The driver of the bus that crashed on I-95, killing 15 people on its way from a Connecticut casino back to Manhattan, has a criminal record that includes an arrest for driving with a suspended license and possession of three police radio scanners.
NBC New York obtained a photo of the driver, Ophadell Williams, along with detailed information about his criminal past. The photo was confirmed by law enforcement officials and neighbors along his block in Bushwick.
Williams has not been charged with any crime related to the crash and officials stress the investigation is still in its early stages.
Williams blew a .00 in a blood-alcohol test at the scene and voluntarily offered blood for a more precise blood alcohol test, officials said. Authorities have said they are examining what Williams did in the 72 hours prior to the early morning crash, and have indicated the investigation could turn into a criminal matter.
The tour bus company, World Wide Tours, has declined repeated requests to comment on the driver's history and its hiring procedures.
Williams told police that he took a nap on the bus in a casino parking lot in the hours before picking up passengers for the trip back to Chinatown, investigators said.
It also appears that Williams did not keep his driver's log up to date as he was required, officials briefed on the case said. Police wanted to check that log to see how much time he was spending on the road and what kind of breaks he was receiving between trips.
Williams arrived at the Mohegan Sun Casino around 11 p.m. to drop off passengers, said sources who are working to piece together a timeline of the horrific crash. According to those sources who recounted the driver's story, Williams then drove to another lot and took a nap until he was called back to pick up the group for a trip to New York at 3 a.m.
Investigators said he arrived at the front door of the casino around 3:15 a.m and departed at 3:45 a.m.
The bus crashed in the Bronx, skidding into a highway sign post, which entered through the front window and sliced the bus from front to back along the window line.
One official familiar with the case said investigators are looking into whether the driver fell asleep behind the wheel of the bus -- or was somehow not paying attention just before the 5:30 a.m. crash.
Wiliams' criminal record includes the June 2003 arrest for driving with a suspended license. He was also charged with aggravated unlicensed operation of a vehicle and possession of the police scanners.
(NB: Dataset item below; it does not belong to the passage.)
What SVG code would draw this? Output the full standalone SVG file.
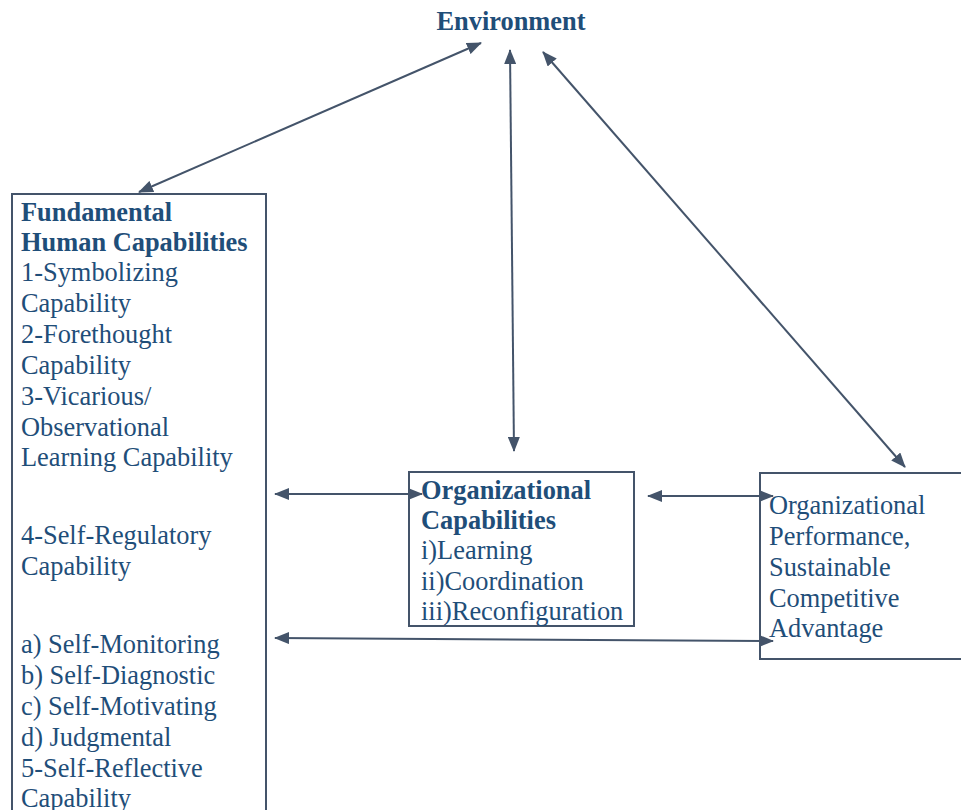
<svg xmlns="http://www.w3.org/2000/svg" width="961" height="810" viewBox="0 0 961 810">
<style>
text{font-family:'Liberation Serif','DejaVu Serif','Times New Roman',serif;font-size:26.4px;fill:#1F4E79}
.b{font-weight:bold}
.box{fill:#fff;stroke:#44546A;stroke-width:2}
.c{stroke:#44546A;stroke-width:2;fill:none;marker-start:url(#ah);marker-end:url(#ah)}
</style>
<defs>
<marker id="ah" viewBox="0 0 15 12" refX="14" refY="6" markerWidth="15" markerHeight="12" markerUnits="userSpaceOnUse" orient="auto-start-reverse">
<path d="M0,0 L15,6 L0,12 Z" fill="#44546A"/>
</marker>
</defs>
<rect width="961" height="810" fill="#fff"/>
<g id="environment">
<text class="b" x="511" y="30" text-anchor="middle">Environment</text>
</g>
<g id="human">
<rect class="box" x="12" y="194" width="254" height="640"/>
<text class="b" x="21" y="221">Fundamental</text>
<text class="b" x="21" y="251">Human Capabilities</text>
<text x="21" y="281">1-Symbolizing</text>
<text x="21" y="312">Capability</text>
<text x="21" y="343">2-Forethought</text>
<text x="21" y="374">Capability</text>
<text x="21" y="405">3-Vicarious/</text>
<text x="21" y="436">Observational</text>
<text x="21" y="466">Learning Capability</text>
<text x="21" y="544">4-Self-Regulatory</text>
<text x="21" y="575">Capability</text>
<text x="21" y="653">a) Self-Monitoring</text>
<text x="21" y="684">b) Self-Diagnostic</text>
<text x="21" y="715">c) Self-Motivating</text>
<text x="21" y="746">d) Judgmental</text>
<text x="21" y="777">5-Self-Reflective</text>
<text x="21" y="807">Capability</text>
</g>
<g id="orgcap">
<rect class="box" x="409" y="472" width="225" height="154"/>
<text class="b" x="421" y="499">Organizational</text>
<text class="b" x="421" y="529">Capabilities</text>
<text x="421" y="559">i)Learning</text>
<text x="421" y="590">ii)Coordination</text>
<text x="421" y="620">iii)Reconfiguration</text>
</g>
<g id="performance">
<rect class="box" x="760" y="473" width="210" height="186"/>
<text x="769" y="514">Organizational</text>
<text x="769" y="545">Performance,</text>
<text x="769" y="576">Sustainable</text>
<text x="769" y="607">Competitive</text>
<text x="769" y="637">Advantage</text>
</g>
<g id="connectors">
<line class="c" x1="139" y1="192" x2="481" y2="43"/>
<line class="c" x1="510" y1="50" x2="514" y2="451"/>
<line class="c" x1="543" y1="52" x2="905" y2="467"/>
<line class="c" x1="275" y1="494" x2="422" y2="494"/>
<line class="c" x1="648" y1="496" x2="773" y2="496"/>
<line class="c" x1="275" y1="638" x2="773" y2="641"/>
</g>
</svg>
Police records show Williams was also charged with three felonies and two misdemeanors as an adult, including pleading guilty to one charge of manslaughter.
Documents show Williams served prison time from 1992 through the time he was paroled in 1994 on the manslaughter charge.
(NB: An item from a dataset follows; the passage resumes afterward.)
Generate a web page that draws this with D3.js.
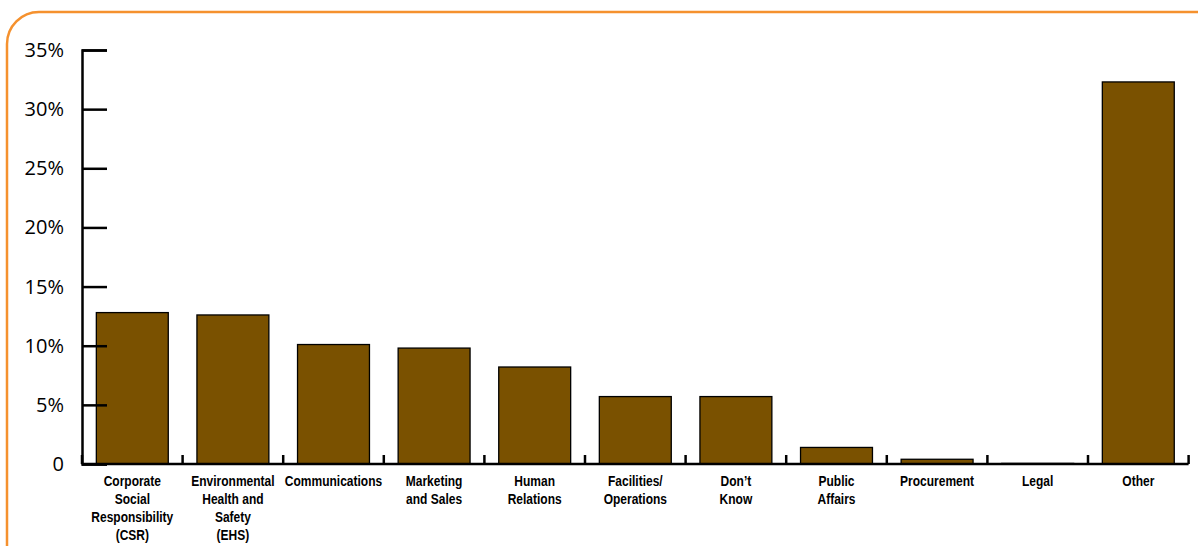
<!DOCTYPE html>
<html><head><meta charset="utf-8">
<script src="https://cdn.jsdelivr.net/npm/d3@7"></script>
<style>body{margin:0;background:#fff}svg{display:block}</style>
</head><body>
<svg id="c" width="1198" height="546"></svg>
<script>
const categories = [
  ["Corporate","Social","Responsibility","(CSR)"],
  ["Environmental","Health and","Safety","(EHS)"],
  ["Communications"],
  ["Marketing","and Sales"],
  ["Human","Relations"],
  ["Facilities/","Operations"],
  ["Don\u2019t","Know"],
  ["Public","Affairs"],
  ["Procurement"],
  ["Legal"],
  ["Other"]
];
const values = [12.8, 12.6, 10.1, 9.8, 8.2, 5.7, 5.7, 1.4, 0.4, 0.05, 32.3];
const yTicks = [0, 5, 10, 15, 20, 25, 30, 35];
const yTickLabels = ["0", "5%", "10%", "15%", "20%", "25%", "30%", "35%"];

const svg = d3.select("#c");
// orange rounded frame
svg.append("rect").attr("x", 7).attr("y", 12).attr("width", 1230).attr("height", 600)
  .attr("rx", 32).attr("fill", "none").attr("stroke", "#f5912e").attr("stroke-width", 2.5);

const x0 = 82, x1 = 1188.6, yBase = 464, yTop = 50;
const keys = categories.map((d, i) => i);
const x = d3.scaleBand().domain(keys).range([x0, x1]).paddingInner(0.285).paddingOuter(0.1425);
const y = d3.scaleLinear().domain([0, 35]).range([yBase, yTop]);

// bars
svg.append("g").selectAll("rect").data(values).join("rect")
  .attr("x", (d, i) => x(i))
  .attr("width", x.bandwidth())
  .attr("y", d => y(d))
  .attr("height", d => yBase - y(d))
  .attr("fill", "#7a5100")
  .attr("stroke", "#000").attr("stroke-width", 1.3);

// y axis
const yAxis = d3.axisRight(y).tickValues(yTicks).tickSize(25).tickFormat(() => "");
const gy = svg.append("g").attr("transform", `translate(${x0},0)`).call(yAxis);
gy.select(".domain").attr("stroke", "#000").attr("stroke-width", 2.5);
gy.selectAll(".tick line").attr("stroke", "#000").attr("stroke-width", 2.5);

svg.append("g").selectAll("text").data(yTicks).join("text")
  .attr("x", 64).attr("y", d => y(d) + 7)
  .attr("text-anchor", "end")
  .attr("font-family", "Open Sans, sans-serif").attr("font-size", 20).attr("fill", "#000")
  .text((d, i) => yTickLabels[i]);

// x axis line and ticks at band boundaries
const step = x.step();
const boundaries = d3.range(categories.length + 1).map(i => x0 + i * step);
svg.append("line").attr("x1", x0).attr("x2", x1).attr("y1", yBase).attr("y2", yBase)
  .attr("stroke", "#000").attr("stroke-width", 2.5);
svg.append("g").selectAll("line").data(boundaries).join("line")
  .attr("x1", d => d).attr("x2", d => d).attr("y1", yBase).attr("y2", yBase - 9)
  .attr("stroke", "#000").attr("stroke-width", 2.5);

// x labels (condensed look)
const lab = svg.append("g").selectAll("text").data(categories).join("text")
  .attr("text-anchor", "middle")
  .attr("font-family", "Liberation Sans, Arial, sans-serif")
  .attr("font-weight", "bold").attr("font-size", 15).attr("fill", "#000")
  .attr("transform", (d, i) => `translate(${x(i) + x.bandwidth() / 2},486) scale(0.8,1)`);
lab.selectAll("tspan").data(d => d).join("tspan")
  .attr("x", 0).attr("dy", (d, i) => i === 0 ? 0 : 18).text(d => d);
</script>
</body></html>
He also had past arrests for grand larceny and criminal possession of stolen property in 1998 and went back to prison, documents show. He was released from parole in 2004.
Another past arrest was for "intent to obtain transportation without paying" -- which records show he pleaded guilty to a violation back in 1987.
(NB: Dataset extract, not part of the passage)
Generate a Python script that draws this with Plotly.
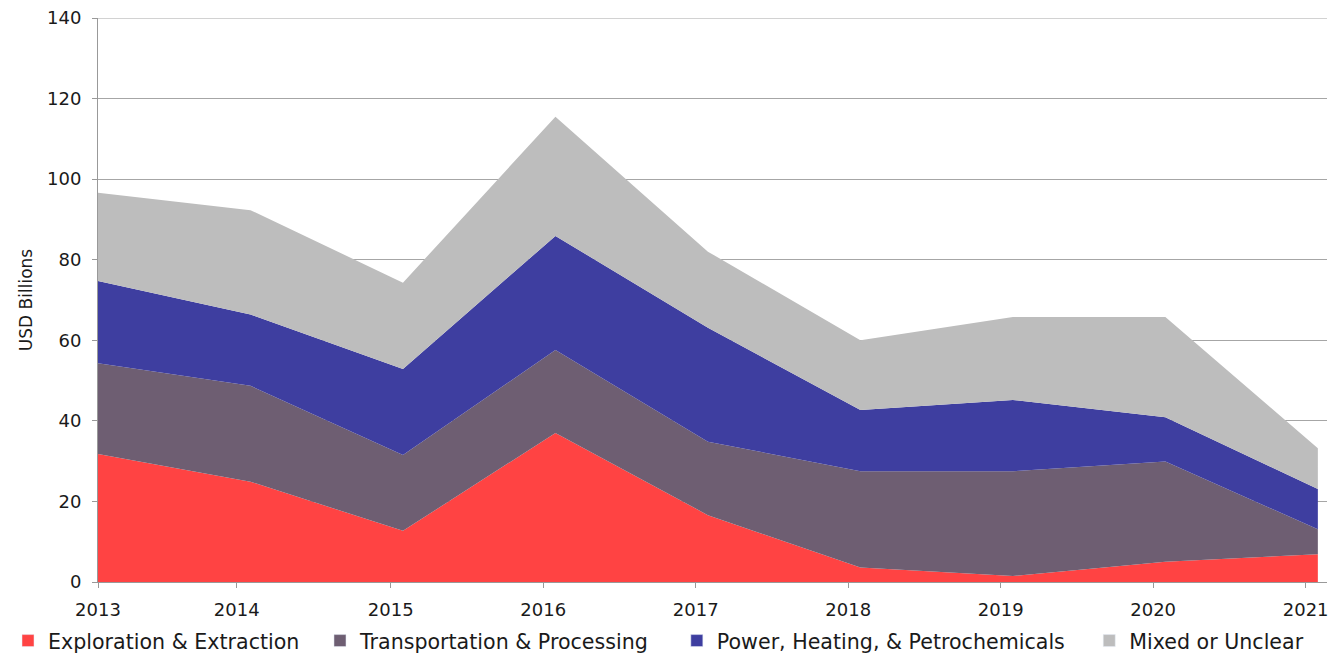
import plotly.graph_objects as go

years = ["2013", "2014", "2015", "2016", "2017", "2018", "2019", "2020", "2021"]
exploration = [31.8, 24.9, 12.7, 37.0, 16.6, 3.6, 1.5, 5.0, 6.9]
transportation = [22.5, 23.8, 18.8, 20.6, 18.2, 23.9, 26.0, 24.9, 6.2]
power = [20.4, 17.7, 21.4, 28.3, 28.3, 15.2, 17.7, 11.0, 10.0]
mixed = [21.9, 25.9, 21.4, 29.6, 18.9, 17.3, 20.6, 24.9, 10.1]

names = ["Exploration & Extraction", "Transportation & Processing",
         "Power, Heating, & Petrochemicals", "Mixed or Unclear"]
colors = ["#FF4343", "#6E5E72", "#3E3EA0", "#BDBDBD"]
series = [exploration, transportation, power, mixed]

# tick label positions (slightly offset from data points, as in the reference)
tick_pos = [0, 0.91, 1.92, 2.92, 3.92, 4.92, 5.92, 6.92, 7.92]
xpos = list(range(len(years)))
y_ticks = [0, 20, 40, 60, 80, 100, 120, 140]

# separate legend boxes so that entries sit where they do in the reference
legend_ids = ["legend", "legend2", "legend3", "legend4"]
legend_x = [-0.002, 0.233, 0.4995, 0.8075]

fig = go.Figure()
for name, col, vals in zip(names, colors, series):
    fig.add_trace(go.Scatter(
        x=xpos, y=vals, name=name, mode="lines", stackgroup="one",
        line=dict(width=0, color=col), fillcolor=col, showlegend=False,
    ))
for name, col, lid in zip(names, colors, legend_ids):
    fig.add_trace(go.Bar(x=[None], y=[None], name=name, marker_color=col,
                         showlegend=True, legend=lid))

font = "DejaVu Sans, sans-serif"
legend_layout = {}
for lid, lx in zip(legend_ids, legend_x):
    legend_layout[lid] = dict(orientation="h", xref="container", yref="container",
                              x=lx, xanchor="left", y=0.037, yanchor="middle",
                              font=dict(size=20.6), itemwidth=30,
                              bgcolor="rgba(0,0,0,0)")

# top gridline (at the upper edge of the range)
fig.add_shape(type="line", xref="paper", x0=0, x1=1, yref="y", y0=y_ticks[-1], y1=y_ticks[-1],
              line=dict(color="#A6A6A6", width=1), layer="above")

fig.update_layout(
    width=1339, height=657,
    margin=dict(l=90, r=20, t=10, b=83, autoexpand=False),
    paper_bgcolor="white", plot_bgcolor="white",
    font=dict(family=font, size=18, color="#1a1a1a"),
    showlegend=True,
    **legend_layout,
    xaxis=dict(range=[0, 8.06], tickmode="array", tickvals=tick_pos, ticktext=years,
               showgrid=False, showline=True, linecolor="#999", linewidth=1,
               ticks="outside", ticklen=5, tickcolor="#999", zeroline=False,
               automargin=False, ticklabelstandoff=6, ticklabeloverflow="allow"),
    yaxis=dict(range=[0, 140], tickmode="array", tickvals=y_ticks,
               showgrid=True, gridcolor="#A6A6A6", gridwidth=1,
               showline=True, linecolor="#999", linewidth=1, ticks="outside", ticklen=5,
               tickcolor="#999", zeroline=False, automargin=False, ticklabelstandoff=7,
               ticklabeloverflow="allow",
               title=dict(text="USD Billions", font=dict(size=17), standoff=10)),
)
fig.write_html("out.html")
As NBC New York first reported, some passengers said the bus seemed to be drifting in and out of lanes hitting rumble strips on the side of the highway. Some told police they feared the driver was tired or distracted.
State police said the bus may have been speeding faster than the 55 mph limit.
Police said they also found the driver of the tractor trailer who the bus driver allegedly claimed had cut him off. That truck driver said the tour bus was ahead of him drifting in and out of lanes, officials briefed on the case said.
The National Transportation Safety Board said at a briefing Sunday that the bus, which was carrying 31 passengers from the casino to Manhattan's Chinatown, slid for 480 feet before it came to a stop.
In addition to the fatalities, seven other passengers were critically hurt. Ten out of the 19 injured have been treated and released. St. Barnabas Hospital said it had discharged Williams Sunday night..
He has not responded to NBC New York's repeated requests for comment.
The driver's wife, Holly, told the Daily News that Williams "feels like he's at fault."
"But I told him it's not his fault -- it's an accident. He feels upset that a lot of people died on his bus."
Jonathan Dienst is chief investigative reporter for WNBC.